# Qué te vaya bonito



## wellington faria

Qué significa esa la expresión mexicana: ¡Qué te vaya bonito!


----------



## Juan Jacob Vilalta

¡Qu*e* te vaya bonito!

Bonito = bien, lindo, excelente...


----------



## wellington faria

Juan Jacob Vilalta said:


> ¡Qu*e* te vaya bonito!
> 
> Bonito = bien, lindo, excelente...



Ok pero qué significa qué te vaya? que me vaya a dónde? a eso me refiero.


----------



## pelus

No se refiere a que vaya a un sitio , o a un lugar . 
Sino que es una expresión de deseo* :*  que lo que le ocurra/acontezca  en el tiempo que viene  ( futuro ) , sean sólo  hechos buenos , felices , excelentes , como ya se dijo .

Algunas expresiones  equivalentes serían : 

_Que tengas buena suerte .
Que sigas bien .
Que tengas lo mejor ._

Como expresión de moda , en mi país , también se dice  :_ Que te garúe finito _.

_María del Carmen ( Pelus ) 
Agradece cualquier corrección que se haga sobre sus escritos en lengua portuguesa . _


----------



## Juan Jacob Vilalta

wellington faria said:


> Ok pero qué significa qué te vaya? que me vaya a dónde? a eso me refiero.


 
Ya te contestó pelus.

Es desearle a alguien que tenga un lindo/bonito día, semana, mes, vida.

Qué Que te vaya bonito.
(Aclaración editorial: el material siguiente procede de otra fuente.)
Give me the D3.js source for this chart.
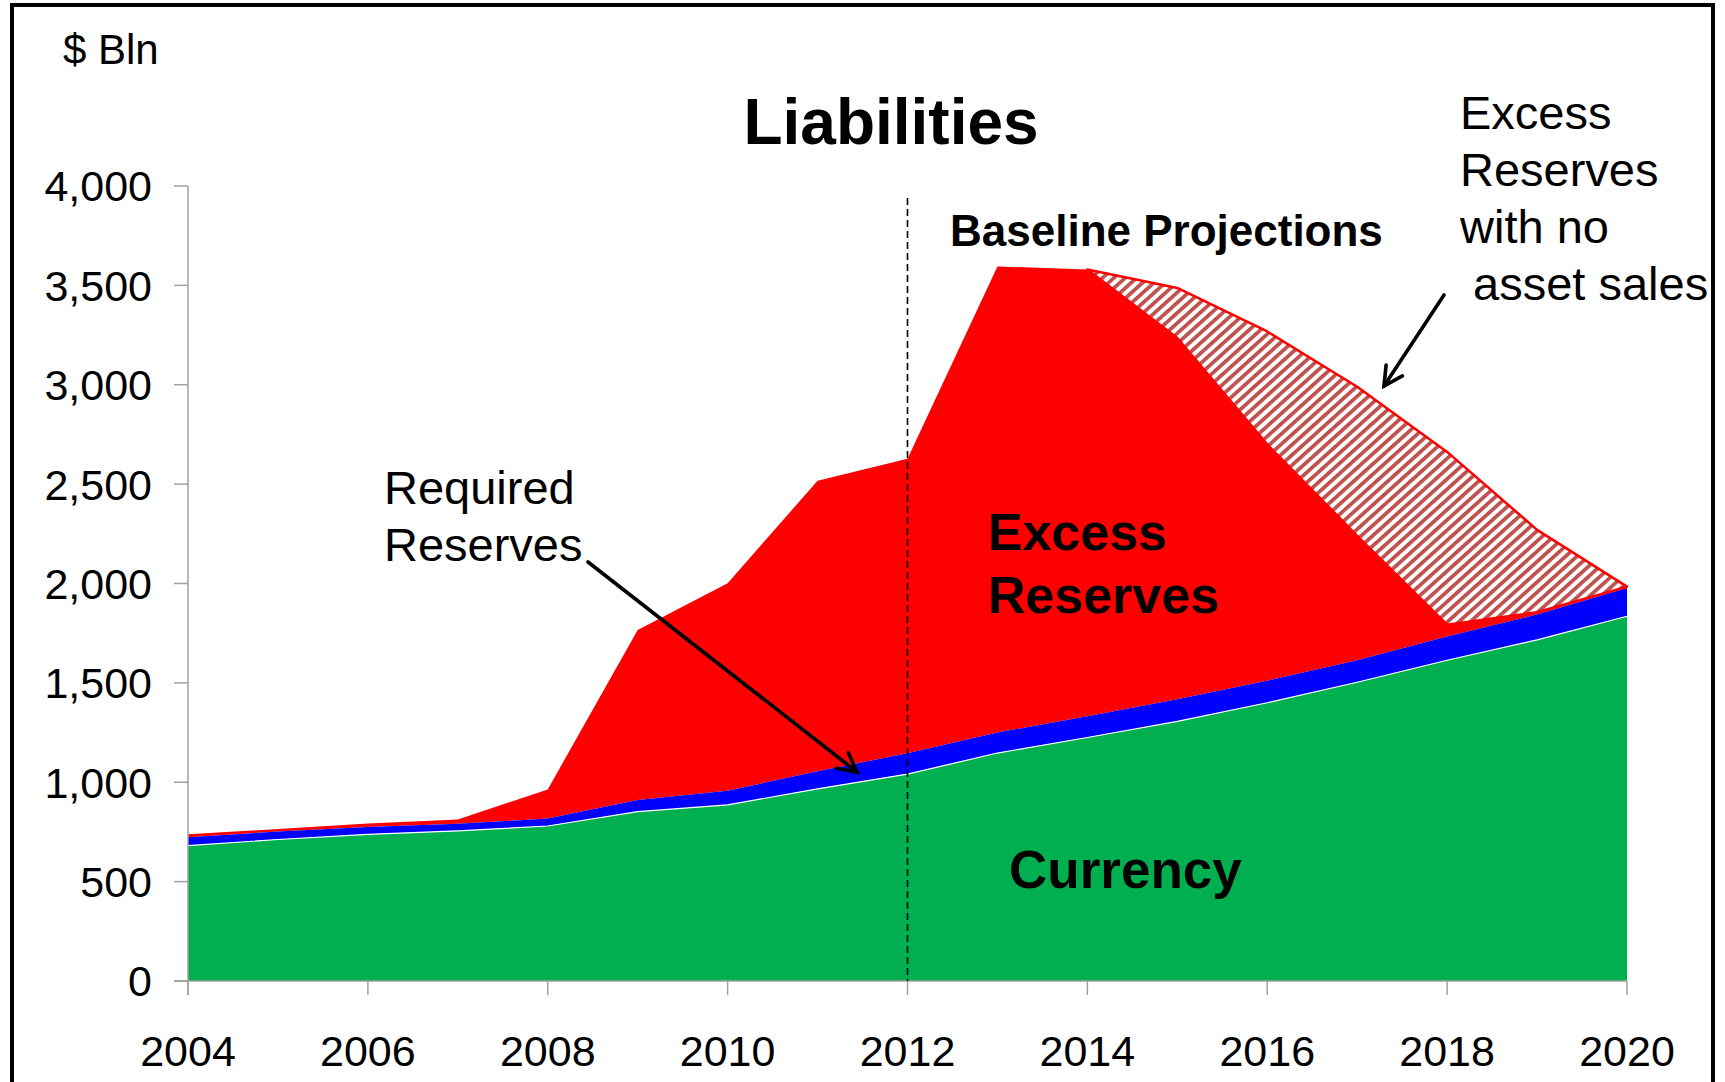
<!DOCTYPE html>
<html>
<head>
<meta charset="utf-8">
<script src="https://cdn.jsdelivr.net/npm/d3@7"></script>
<style>
  html, body { margin: 0; padding: 0; background: #ffffff; }
  svg { display: block; }
  text { font-family: "Liberation Sans", Arial, Helvetica, sans-serif; fill: #000; }
</style>
</head>
<body>
<svg id="chart" width="1725" height="1082"></svg>
<script>
// Fed balance sheet liabilities, $ billions (actual through 2012, baseline projections after)
const years = [2004, 2005, 2006, 2007, 2008, 2009, 2010, 2011, 2012,
               2013, 2014, 2015, 2016, 2017, 2018, 2019, 2020];
const currency         = [681, 712, 738, 755, 780, 852, 886, 967, 1041, 1147, 1225, 1306, 1400, 1503, 1614, 1716, 1835];
const requiredReserves = [42, 40, 37, 36, 37, 59, 71, 88, 105, 103, 107, 111, 111, 111, 119, 128, 142];
const excessReserves   = [15, 13, 18, 22, 147, 855, 1044, 1462, 1482, 2345, 2248, 1818, 1189, 626, 60, 12, 7];

// Additional excess reserves if the Fed makes no asset sales
const noSalesYears = [2014, 2015, 2016, 2017, 2018, 2019, 2020];
const extraExcessNoSales = [0, 252, 568, 750, 869, 414, 0];

const projectionStart = 2012;
const yTicks = [0, 500, 1000, 1500, 2000, 2500, 3000, 3500, 4000];
const xTicks = [2004, 2006, 2008, 2010, 2012, 2014, 2016, 2018, 2020];

const colors = {
  currency: "#00b050",
  required: "#0000ff",
  excess: "#ff0000",
  hatch: "#c0504d",
  axis: "#a0a0a0"
};

const svg = d3.select("#chart");

// outer frame
svg.append("rect")
  .attr("x", 12).attr("y", 5)
  .attr("width", 1701).attr("height", 1100)
  .attr("fill", "none").attr("stroke", "#000").attr("stroke-width", 4);

const x = d3.scaleLinear().domain([2004, 2020]).range([188, 1627]);
const y = d3.scaleLinear().domain([0, 4000]).range([981, 186]);

const rows = years.map((yr, i) => ({
  year: yr,
  currency: currency[i],
  required: requiredReserves[i],
  excess: excessReserves[i]
}));

const stack = d3.stack().keys(["currency", "required", "excess"]);
const series = stack(rows);

const area = d3.area()
  .x(d => x(d.data.year))
  .y0(d => y(d[0]))
  .y1(d => y(d[1]));

// hatch pattern for the no-asset-sales band
const defs = svg.append("defs");
const pat = defs.append("pattern")
  .attr("id", "hatch")
  .attr("patternUnits", "userSpaceOnUse")
  .attr("width", 7.6).attr("height", 7.6)
  .attr("patternTransform", "rotate(48)");
pat.append("rect").attr("width", 7.6).attr("height", 7.6).attr("fill", "#fff");
pat.append("rect").attr("x", 0).attr("y", 0).attr("width", 3.7).attr("height", 7.6).attr("fill", colors.hatch);

const fills = { currency: colors.currency, required: colors.required, excess: colors.excess };

const plot = svg.append("g");

// excess reserves drawn first so its outline sits underneath
series.slice().reverse().forEach(s => {
  plot.append("path")
    .datum(s)
    .attr("d", area)
    .attr("fill", fills[s.key]);
});

// thin white separator along the top of the currency layer
plot.append("path")
  .datum(series[0])
  .attr("d", d3.line().x(d => x(d.data.year)).y(d => y(d[1])))
  .attr("fill", "none").attr("stroke", "#fff").attr("stroke-width", 1.2);

// no-asset-sales band stacked on the baseline total
const totalByYear = new Map(rows.map(r => [r.year, r.currency + r.required + r.excess]));
const noSales = noSalesYears.map((yr, i) => ({
  year: yr,
  base: totalByYear.get(yr),
  top: totalByYear.get(yr) + extraExcessNoSales[i]
}));

plot.append("path")
  .datum(noSales)
  .attr("d", d3.area().x(d => x(d.year)).y0(d => y(d.base)).y1(d => y(d.top)))
  .attr("fill", "url(#hatch)")
  .attr("stroke", colors.excess).attr("stroke-width", 2.5).attr("stroke-linejoin", "round");

// axes
const axisG = svg.append("g");
axisG.append("line")
  .attr("x1", x(2004)).attr("x2", x(2004))
  .attr("y1", y(4000)).attr("y2", y(0) + 14)
  .attr("stroke", colors.axis).attr("stroke-width", 1.5);
axisG.append("line")
  .attr("x1", x(2004) - 14).attr("x2", x(2020))
  .attr("y1", y(0)).attr("y2", y(0))
  .attr("stroke", colors.axis).attr("stroke-width", 1.5);

yTicks.forEach(v => {
  axisG.append("line")
    .attr("x1", x(2004) - 14).attr("x2", x(2004))
    .attr("y1", y(v)).attr("y2", y(v))
    .attr("stroke", colors.axis).attr("stroke-width", 1.5);
  axisG.append("text")
    .attr("x", x(2004) - 36).attr("y", y(v))
    .attr("dy", "0.36em")
    .attr("text-anchor", "end")
    .attr("font-size", 43)
    .text(d3.format(",")(v));
});

xTicks.forEach(v => {
  axisG.append("line")
    .attr("x1", x(v)).attr("x2", x(v))
    .attr("y1", y(0)).attr("y2", y(0) + 14)
    .attr("stroke", colors.axis).attr("stroke-width", 1.5);
  axisG.append("text")
    .attr("x", x(v)).attr("y", 1066)
    .attr("text-anchor", "middle")
    .attr("font-size", 43)
    .text(v);
});

// projection divider
svg.append("line")
  .attr("x1", x(projectionStart)).attr("x2", x(projectionStart))
  .attr("y1", 198).attr("y2", y(0))
  .attr("stroke", "#000").attr("stroke-width", 1.6)
  .attr("stroke-dasharray", "7,4");

// titles and labels
svg.append("text").attr("x", 63).attr("y", 64).attr("font-size", 42).text("$ Bln");
svg.append("text").attr("x", 891).attr("y", 144).attr("text-anchor", "middle")
  .attr("font-size", 64).attr("font-weight", "bold").text("Liabilities");
svg.append("text").attr("x", 950).attr("y", 246)
  .attr("font-size", 44).attr("font-weight", "bold").text("Baseline Projections");

svg.append("text").attr("x", 988).attr("y", 550)
  .attr("font-size", 52).attr("font-weight", "bold").text("Excess");
svg.append("text").attr("x", 988).attr("y", 613)
  .attr("font-size", 52).attr("font-weight", "bold").text("Reserves");
svg.append("text").attr("x", 1009).attr("y", 888)
  .attr("font-size", 53).attr("font-weight", "bold").text("Currency");

svg.append("text").attr("x", 384).attr("y", 504).attr("font-size", 47).text("Required");
svg.append("text").attr("x", 384).attr("y", 561).attr("font-size", 47).text("Reserves");

const noteLines = ["Excess", "Reserves", "with no", "\u00a0asset sales"];
noteLines.forEach((t, i) => {
  svg.append("text").attr("x", 1460).attr("y", 129 + i * 57)
    .attr("font-size", 47).text(t);
});

// arrows with open heads
function arrow(x1, y1, x2, y2) {
  const g = svg.append("g").attr("stroke", "#000").attr("stroke-width", 3.6)
    .attr("fill", "none").attr("stroke-linecap", "round").attr("stroke-linejoin", "miter");
  g.append("line").attr("x1", x1).attr("y1", y1).attr("x2", x2).attr("y2", y2);
  const ang = Math.atan2(y2 - y1, x2 - x1);
  const len = 21, spread = Math.PI / 6.5;
  const p1 = [x2 - len * Math.cos(ang - spread), y2 - len * Math.sin(ang - spread)];
  const p2 = [x2 - len * Math.cos(ang + spread), y2 - len * Math.sin(ang + spread)];
  g.append("polyline").attr("points", `${p1} ${x2},${y2} ${p2}`);
}
arrow(588, 562, 857, 772);
arrow(1444, 295, 1384, 386);
</script>
</body>
</html>
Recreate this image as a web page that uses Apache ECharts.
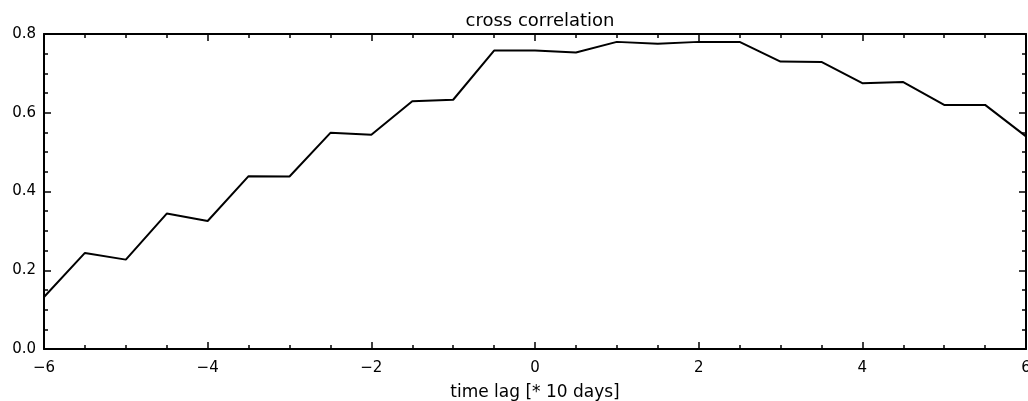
<!DOCTYPE html>
<html>
<head>
<meta charset="utf-8">
<script src="https://cdn.jsdelivr.net/npm/echarts@6/dist/echarts.min.js"></script>
<style>
html,body{margin:0;padding:0;background:#fff;}
#chart{width:1028px;height:401px;}
</style>
</head>
<body>
<div id="chart"></div>
<script>
const titleText = "cross correlation";
const xAxisName = "time lag [* 10 days]";
const lags = [-6, -5.5, -5, -4.5, -4, -3.5, -3, -2.5, -2, -1.5, -1, -0.5, 0, 0.5, 1, 1.5, 2, 2.5, 3, 3.5, 4, 4.5, 5, 5.5, 6];
const corr = [0.132, 0.244, 0.227, 0.344, 0.325, 0.439, 0.438, 0.549, 0.544, 0.629, 0.633, 0.758, 0.758, 0.753, 0.780, 0.775, 0.780, 0.780, 0.730, 0.729, 0.675, 0.678, 0.620, 0.620, 0.540];
const xTickLabels = {"-6": "\u22126", "-4": "\u22124", "-2": "\u22122", "0": "0", "2": "2", "4": "4", "6": "6"};
const yTickLabels = {"0": "0.0", "0.2": "0.2", "0.4": "0.4", "0.6": "0.6", "0.8": "0.8"};

const FONT = "DejaVu Sans";
const chart = echarts.init(document.getElementById('chart'), null, {renderer: 'canvas'});

function axisCommon() {
  return {
    axisLine: {show: true, onZero: false, lineStyle: {color: '#000', width: 2}},
    axisTick: {show: true, inside: true, length: 7, lineStyle: {color: '#000', width: 1.5}},
    minorTick: {show: true, splitNumber: 4, length: 4, lineStyle: {color: '#000', width: 1.5}},
    splitLine: {show: false},
    minorSplitLine: {show: false}
  };
}

const option = {
  backgroundColor: '#fff',
  animation: false,
  title: {
    text: titleText,
    left: 535,
    textAlign: 'center',
    top: 7,
    textStyle: {fontFamily: FONT, fontSize: 18, fontWeight: 'normal', color: '#000'}
  },
  grid: {left: 44, right: 2, top: 34, bottom: 52, containLabel: false, outerBoundsMode: 'none'},
  xAxis: [
    Object.assign({
      type: 'value', min: -6, max: 6, interval: 2, position: 'bottom',
      name: xAxisName, nameLocation: 'middle', nameGap: 35,
      nameTextStyle: {fontFamily: FONT, fontSize: 17, color: '#000'},
      axisLabel: {show: true, margin: 12, fontFamily: FONT, fontSize: 15, color: '#000',
        formatter: v => xTickLabels[String(v)] !== undefined ? xTickLabels[String(v)] : String(v)}
    }, axisCommon()),
    Object.assign({
      type: 'value', min: -6, max: 6, interval: 2, position: 'top',
      axisLabel: {show: false}
    }, axisCommon())
  ],
  yAxis: [
    Object.assign({
      type: 'value', min: 0, max: 0.8, interval: 0.2, position: 'left',
      axisLabel: {show: true, margin: 8, fontFamily: FONT, fontSize: 15, color: '#000',
        formatter: v => { const k = String(Math.round(v * 10) / 10); return yTickLabels[k] !== undefined ? yTickLabels[k] : v.toFixed(1); }}
    }, axisCommon()),
    Object.assign({
      type: 'value', min: 0, max: 0.8, interval: 0.2, position: 'right',
      axisLabel: {show: false}
    }, axisCommon())
  ],
  series: [{
    type: 'line',
    xAxisIndex: 0,
    yAxisIndex: 0,
    data: lags.map((x, i) => [x, corr[i]]),
    showSymbol: false,
    symbol: 'none',
    lineStyle: {color: '#000', width: 2},
    clip: true
  }]
};
chart.setOption(option);
</script>
</body>
</html>
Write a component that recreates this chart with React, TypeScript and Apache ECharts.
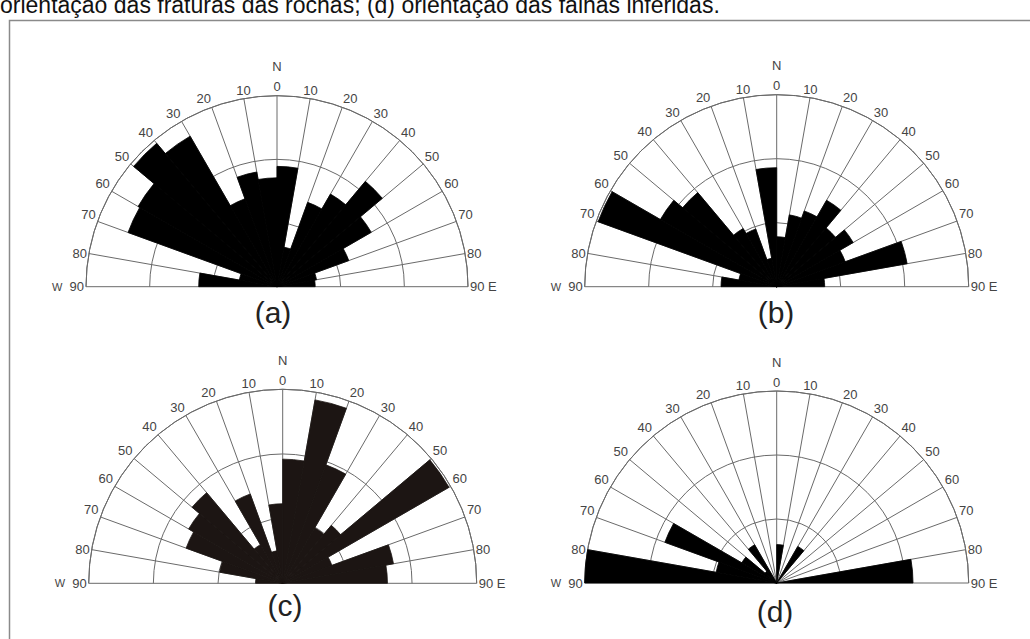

Ojo, sin acento.


----------



## pelus

Juan Jacob Vilalta said:


> Ya te contestó pelus.
> 
> Es desearle a alguien que tenga un lindo/bonito día, semana, mes, vida.
> 
> Qué Que te vaya bonito. Ojo, sin acento.



Muy buena la observación del acento , que a mí se me escapó .

De paso le decimos a* wellington faria*  , que el acento sólo corresponde  , si el "que"  está  incluido en una pregunta o en una exclamación/admiración , con o sin los signos ¿? / ¡! 

_María del Carmen ( Pelus ) 
Agradece cualquier corrección que se haga sobre sus escritos en lengua portuguesa . _


----------



## wellington faria

Ah, Ahora les entendí amigos. Muchas gracias... Qué les vaya bonito!


----------



## Juan Jacob Vilalta

wellington faria said:


> ¡Que les vaya bonito!


 
Saludos.


----------



## wellington faria

jajaja... Gracias es que no tengo ese acento aquí...


----------



## Juan Jacob Vilalta

¡Es que NO lleva acento!

Saludos.


----------



## wellington faria

¡Cómo no!, ¿Es una exclamación verdad?


----------



## pelus

wellington faria said:


> ¡Cómo no!, ¿Es una exclamación verdad?



Observá los acentos en la palabra "que" :

¡* Qué* lluvia tan intensa !
¿ *Qué* le pedirías , entonces ?
¡ *Qué* frío *que* hace aquí ! 
¿ *Qué* pretendía* que *hiciera ? 

Vos mismo deducirás el uso del acento en esos casos .


_María del Carmen ( Pelus ) 
Agradece cualquier corrección que se haga sobre sus escritos en lengua portuguesa . _


----------



## wellington faria

Ok muchas gracias por ayudarme.


----------



## zema

Agrego a lo que ya se ha dicho que también puede en ocasiones tener un matiz algo irónico, como en el famoso ‘_Que te vaya bonito’_ de la canción “Pa' ti no estoy”, de Rosana.
Pero creo que es similar al matiz que puede dársele a veces a  ‘_Passe bem’._

_“Passe bem_
_Se é por falta de adeus então_
_Com prazer vou lhe estender a mão_
_Pra dizer adeus e nada mais”      Almir Guineto “Passe bem”_


----------



## Carfer

wellington faria said:


> ¡Cómo no!, ¿Es una exclamación verdad?


 
Basicamente, é a expressão de um desejo. O verbo está implícito '_(Desejo) que tudo te corra bem_'. Nessa situação não leva acento.


----------